I should add another comment to the fray here: I’m not saying that *all* women (or even all divorced women) are consciously trying to disadvantage men in their relationships. I think the problem is a more general one: television and print media are overwhelmingly aimed at a female audience, and are overwhelmingly concerned with the following topis: self-help, “empowerment”, gossip, or talk-shows. In short, women are being inundated with the message that *their* needs are unique, *their* needs are paramount, that *they* are the victims in any conflict situation.
Males are solution-oriented. Females, I think, are more conflict-avoidance oriented. Where a man will see a problem to be solved, a woman will see a situation where she is the de facto “victim” of some kind of larger conspiracy (generally a conspiracy of males against females).
I understand that women often feel that their “traditional” roles were confining. But they seem not to have considered that men also are role-defined in many ways, and we do not appreciated being cast as the perennial villains in whatever mental melodrama happens to be playing inside their heads on a given day.

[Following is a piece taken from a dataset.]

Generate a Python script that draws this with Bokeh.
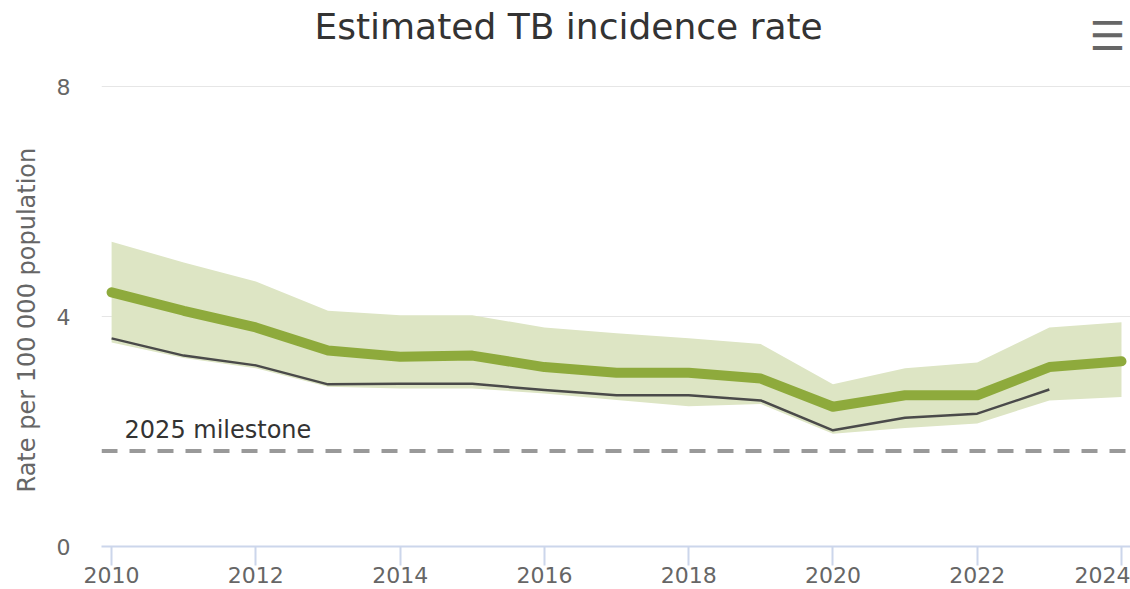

Here’s an example of what I mean. Ask most women whether “Transformers” or “Sleepless in Seattle” is a better movie, and you’ll get the latter answer vastly more often than not. And it really has nothing to do with the objective markers of quality: script, cinematography, etc. Rather, I think that women feel that “Sleepless” is better simply by being more “feminine” than a movie about giant robots bashing the crap out of each other. And yet I’d bet that males would go for “Transformers” nine times out of ten for the very same reasons that females wouldn’t, and dislike “Sleepless” for the same reasons women like it. The female point of view is not the de facto correct one (or the more “genuine”), despite what Oprah and most colleges preach.